• Task directions: Transcribe every line exactly and omit anything that is a picture.

• Collected material:
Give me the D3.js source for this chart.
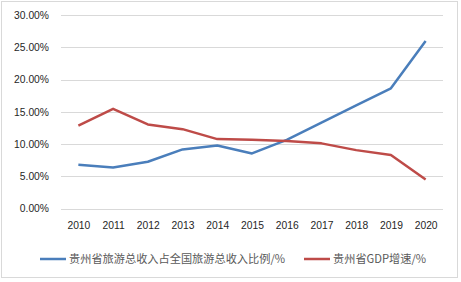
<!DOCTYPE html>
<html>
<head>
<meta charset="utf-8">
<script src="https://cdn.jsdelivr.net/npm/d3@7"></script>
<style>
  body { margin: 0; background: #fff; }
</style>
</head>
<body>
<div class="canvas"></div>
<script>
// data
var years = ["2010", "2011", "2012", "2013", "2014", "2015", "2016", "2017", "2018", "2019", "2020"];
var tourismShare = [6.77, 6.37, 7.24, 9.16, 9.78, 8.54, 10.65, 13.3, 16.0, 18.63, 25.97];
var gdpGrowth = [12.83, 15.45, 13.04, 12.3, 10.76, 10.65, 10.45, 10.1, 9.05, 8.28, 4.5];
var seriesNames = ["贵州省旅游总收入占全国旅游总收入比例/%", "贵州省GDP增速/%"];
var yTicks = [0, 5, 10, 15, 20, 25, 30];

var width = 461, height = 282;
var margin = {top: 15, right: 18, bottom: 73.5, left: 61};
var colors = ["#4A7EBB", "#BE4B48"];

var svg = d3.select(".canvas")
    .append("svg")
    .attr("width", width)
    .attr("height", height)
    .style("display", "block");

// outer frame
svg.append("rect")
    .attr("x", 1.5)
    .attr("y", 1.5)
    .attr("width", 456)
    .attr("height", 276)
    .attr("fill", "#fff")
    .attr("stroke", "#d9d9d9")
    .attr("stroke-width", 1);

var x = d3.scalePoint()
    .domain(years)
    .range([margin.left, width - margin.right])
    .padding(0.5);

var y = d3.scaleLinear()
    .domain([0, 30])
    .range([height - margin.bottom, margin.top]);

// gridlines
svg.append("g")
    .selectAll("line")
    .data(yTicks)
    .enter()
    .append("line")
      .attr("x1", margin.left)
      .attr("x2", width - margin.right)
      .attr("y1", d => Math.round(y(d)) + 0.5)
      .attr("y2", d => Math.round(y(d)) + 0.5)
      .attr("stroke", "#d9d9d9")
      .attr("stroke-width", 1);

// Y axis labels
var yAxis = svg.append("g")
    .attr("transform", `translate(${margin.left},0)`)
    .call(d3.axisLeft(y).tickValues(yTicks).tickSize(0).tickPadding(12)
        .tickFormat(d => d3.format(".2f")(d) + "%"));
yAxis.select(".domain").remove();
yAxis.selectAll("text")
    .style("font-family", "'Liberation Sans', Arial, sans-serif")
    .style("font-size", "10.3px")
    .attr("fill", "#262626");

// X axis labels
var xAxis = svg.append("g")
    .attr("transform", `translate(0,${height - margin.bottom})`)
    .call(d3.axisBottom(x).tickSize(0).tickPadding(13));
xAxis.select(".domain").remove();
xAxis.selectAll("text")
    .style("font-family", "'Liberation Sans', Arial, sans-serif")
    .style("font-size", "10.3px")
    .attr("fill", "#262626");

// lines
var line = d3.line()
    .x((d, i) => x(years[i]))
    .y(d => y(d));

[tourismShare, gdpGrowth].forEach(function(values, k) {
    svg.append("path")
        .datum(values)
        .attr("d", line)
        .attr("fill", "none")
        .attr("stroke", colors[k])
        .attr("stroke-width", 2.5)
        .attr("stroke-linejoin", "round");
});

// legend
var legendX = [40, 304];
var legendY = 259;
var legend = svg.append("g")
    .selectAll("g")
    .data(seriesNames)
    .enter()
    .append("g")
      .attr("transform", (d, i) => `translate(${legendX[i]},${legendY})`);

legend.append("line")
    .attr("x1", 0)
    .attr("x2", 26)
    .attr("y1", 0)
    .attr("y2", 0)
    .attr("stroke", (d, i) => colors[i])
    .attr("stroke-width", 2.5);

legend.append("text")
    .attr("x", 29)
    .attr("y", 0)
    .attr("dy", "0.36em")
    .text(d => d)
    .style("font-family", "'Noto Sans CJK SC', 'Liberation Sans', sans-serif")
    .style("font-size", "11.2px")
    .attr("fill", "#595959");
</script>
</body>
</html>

• Result of the exercise:
Give me the D3.js source for this chart.
<!DOCTYPE html>
<html>
<head>
<meta charset="utf-8">
<script src="https://cdn.jsdelivr.net/npm/d3@7"></script>
<style>
  body { margin: 0; background: #fff; }
</style>
</head>
<body>
<div class="canvas"></div>
<script>
// data
var years = ["2010", "2011", "2012", "2013", "2014", "2015", "2016", "2017", "2018", "2019", "2020"];
var tourismShare = [6.77, 6.37, 7.24, 9.16, 9.78, 8.54, 10.65, 13.3, 16.0, 18.63, 25.97];
var gdpGrowth = [12.83, 15.45, 13.04, 12.3, 10.76, 10.65, 10.45, 10.1, 9.05, 8.28, 4.5];
var seriesNames = ["贵州省旅游总收入占全国旅游总收入比例/%", "贵州省GDP增速/%"];
var yTicks = [0, 5, 10, 15, 20, 25, 30];

var width = 461, height = 282;
var margin = {top: 15, right: 18, bottom: 73.5, left: 61};
var colors = ["#4A7EBB", "#BE4B48"];

var svg = d3.select(".canvas")
    .append("svg")
    .attr("width", width)
    .attr("height", height)
    .style("display", "block");

// outer frame
svg.append("rect")
    .attr("x", 1.5)
    .attr("y", 1.5)
    .attr("width", 456)
    .attr("height", 276)
    .attr("fill", "#fff")
    .attr("stroke", "#d9d9d9")
    .attr("stroke-width", 1);

var x = d3.scalePoint()
    .domain(years)
    .range([margin.left, width - margin.right])
    .padding(0.5);

var y = d3.scaleLinear()
    .domain([0, 30])
    .range([height - margin.bottom, margin.top]);

// gridlines
svg.append("g")
    .selectAll("line")
    .data(yTicks)
    .enter()
    .append("line")
      .attr("x1", margin.left)
      .attr("x2", width - margin.right)
      .attr("y1", d => Math.round(y(d)) + 0.5)
      .attr("y2", d => Math.round(y(d)) + 0.5)
      .attr("stroke", "#d9d9d9")
      .attr("stroke-width", 1);

// Y axis labels
var yAxis = svg.append("g")
    .attr("transform", `translate(${margin.left},0)`)
    .call(d3.axisLeft(y).tickValues(yTicks).tickSize(0).tickPadding(12)
        .tickFormat(d => d3.format(".2f")(d) + "%"));
yAxis.select(".domain").remove();
yAxis.selectAll("text")
    .style("font-family", "'Liberation Sans', Arial, sans-serif")
    .style("font-size", "10.3px")
    .attr("fill", "#262626");

// X axis labels
var xAxis = svg.append("g")
    .attr("transform", `translate(0,${height - margin.bottom})`)
    .call(d3.axisBottom(x).tickSize(0).tickPadding(13));
xAxis.select(".domain").remove();
xAxis.selectAll("text")
    .style("font-family", "'Liberation Sans', Arial, sans-serif")
    .style("font-size", "10.3px")
    .attr("fill", "#262626");

// lines
var line = d3.line()
    .x((d, i) => x(years[i]))
    .y(d => y(d));

[tourismShare, gdpGrowth].forEach(function(values, k) {
    svg.append("path")
        .datum(values)
        .attr("d", line)
        .attr("fill", "none")
        .attr("stroke", colors[k])
        .attr("stroke-width", 2.5)
        .attr("stroke-linejoin", "round");
});

// legend
var legendX = [40, 304];
var legendY = 259;
var legend = svg.append("g")
    .selectAll("g")
    .data(seriesNames)
    .enter()
    .append("g")
      .attr("transform", (d, i) => `translate(${legendX[i]},${legendY})`);

legend.append("line")
    .attr("x1", 0)
    .attr("x2", 26)
    .attr("y1", 0)
    .attr("y2", 0)
    .attr("stroke", (d, i) => colors[i])
    .attr("stroke-width", 2.5);

legend.append("text")
    .attr("x", 29)
    .attr("y", 0)
    .attr("dy", "0.36em")
    .text(d => d)
    .style("font-family", "'Noto Sans CJK SC', 'Liberation Sans', sans-serif")
    .style("font-size", "11.2px")
    .attr("fill", "#595959");
</script>
</body>
</html>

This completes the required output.